Chrystel Cornelius is the President & CEO of the Oweesta Corporation, a national Native CDFI intermediary predominantly serving Native communities across the United States, Alaska, and Hawaii. Ms. Cornelius has worked with Native communities for most of her professional career, with more than 23 years of experience working in the Native economic development field. She is an enrolled member of the Oneida Nation of Wisconsin and a member of the Turtle Mountain Band of Chippewa Indians located in North Dakota. Ms. Cornelius has dedicated her career to capitalizing Native communities upholding tribal sovereignty and self-determination measures through the issuance of capital and organizational capacity building efforts. Chrystel Cornelius is a founding steering committee member and previously held the position as the Board Secretary for the Native CDFI Network (NCN). Ms. Cornelius is also a former board member of Opportunity Finance Network (OFN), is a current board member of the Community Reinvestment Fund (CRF) and holds the position of Board Chair for the Red Feather Development Group. Ms. Chrystel Cornelius attained a bachelor’s degree in Business Management from the University of Mary in Bismarck, North Dakota.
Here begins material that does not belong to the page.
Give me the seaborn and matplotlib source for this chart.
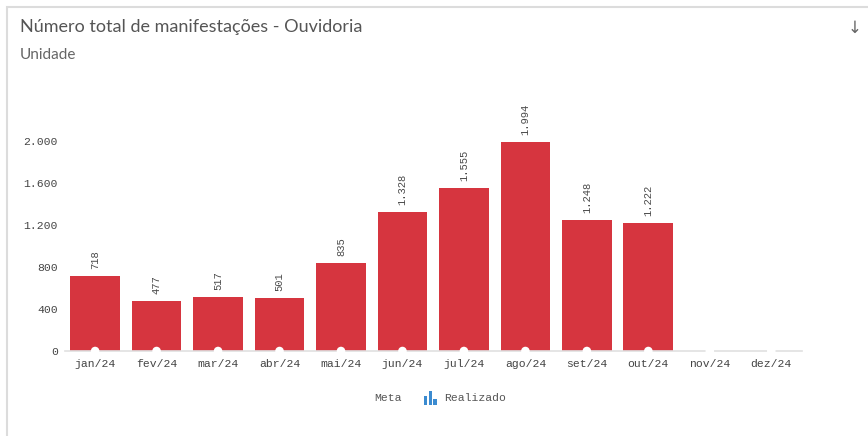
import matplotlib
matplotlib.use("Agg")
import matplotlib.pyplot as plt
import matplotlib.patches as mpatches
import seaborn as sns
import pandas as pd
import numpy as np

months = ["jan/24", "fev/24", "mar/24", "abr/24", "mai/24", "jun/24",
          "jul/24", "ago/24", "set/24", "out/24", "nov/24", "dez/24"]
realizado = [718, 477, 517, 501, 835, 1328, 1555, 1994, 1248, 1222, np.nan, np.nan]
meta = [0] * 12
y_ticks = [0, 400, 800, 1200, 1600, 2000]

title = "Número total de manifestações - Ouvidoria"
subtitle = "Unidade"

def fmt(v):
    return f"{int(v):,}".replace(",", ".")

sns.set_theme(style="white")
mono = ["Liberation Mono", "DejaVu Sans Mono"]
plt.rcParams["font.family"] = ["Lato", "DejaVu Sans"]

W, H = 868, 436
fig = plt.figure(figsize=(W / 100, H / 100), dpi=100)

# card border
fig.patches.append(mpatches.Rectangle((7 / W, -0.1), 2, 1 - 7 / H + 0.1,
                                      transform=fig.transFigure, fill=False,
                                      edgecolor="#dcdcdc", linewidth=1.5))

ax = fig.add_axes([65 / W, 1 - 351 / H, (802 - 65) / W, (351 - 99) / H])
df = pd.DataFrame({"mes": months, "realizado": realizado, "meta": meta})

bar_color = "#D6353F"
sns.barplot(data=df, x="mes", y="realizado", order=months, color=bar_color,
            width=0.81, saturation=1, ax=ax, errorbar=None, linewidth=0)
sns.scatterplot(data=df, x="mes", y="meta", color="white", s=38,
                edgecolor="none", ax=ax, zorder=5, clip_on=False, legend=False)

for i, v in enumerate(realizado):
    if not np.isnan(v):
        ax.annotate(fmt(v), (i, v), xytext=(0, 5), textcoords="offset points",
                    rotation=90, ha="center", va="bottom", fontsize=7.6,
                    color="#4a4a4a", family=mono)

ax.set_ylim(0, 2400)
ax.set_xlim(-0.49, 11.5)
ax.set_yticks(y_ticks)
ax.set_yticklabels([fmt(t) for t in y_ticks], family=mono, fontsize=8.2, color="#444444")
ax.set_xticks(range(len(months)))
ax.set_xticklabels(months, family=mono, fontsize=8.2, color="#444444")
ax.tick_params(axis="y", length=0, pad=5)
ax.tick_params(axis="x", length=0, pad=6)
ax.set_xlabel("")
ax.set_ylabel("")
for s in ["top", "right", "left"]:
    ax.spines[s].set_visible(False)
ax.spines["bottom"].set_color("#e0e0e0")
ax.spines["bottom"].set_linewidth(1.2)
ax.patch.set_alpha(0)

fig.text(20 / W, 1 - 27 / H, title, fontsize=13, color="#555555", va="center", ha="left")
fig.text(20 / W, 1 - 55 / H, subtitle, fontsize=11, color="#666666", va="center", ha="left")
fig.text(855 / W, 1 - 28 / H, "↓", fontsize=12, color="#666666", va="center", ha="center",
         family=["DejaVu Sans"])

# legend
fig.text(388 / W, 1 - 398 / H, "Meta", family=mono, fontsize=8.2, color="#555555",
         ha="center", va="center")
icon_color = "#3B8BD0"
for dx, h in [(0, 9), (4.7, 14), (9.4, 6)]:
    fig.patches.append(mpatches.Rectangle(((424 + dx) / W, 1 - 405 / H), 3.3 / W, h / H,
                                          transform=fig.transFigure, color=icon_color,
                                          linewidth=0))
fig.text(444 / W, 1 - 398 / H, "Realizado", family=mono, fontsize=8.2, color="#555555",
         ha="left", va="center")

fig.savefig("out.png", dpi=100)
Skya Ducheneaux, an enrolled member of the Cheyenne River Sioux Tribe, spent the first 18 years of her life on a cattle ranch on the CRST Reservation in South Dakota and has a Bachelor’s and Master’s Degree in Business Administration. Previously, Skya worked for the Intertribal Agriculture Council; first as an intern and most recently as a Project Coordinator, where she was introduced to the Native Community Development Financial Institution world (Native CDFI). Skya worked diligently to create the first national Native CDFI dedicated to Indian agriculture, Akiptan, which launched in 2019. Today, she is the Executive Director of Akiptan and remains connected to agriculture, just from the other side of the table.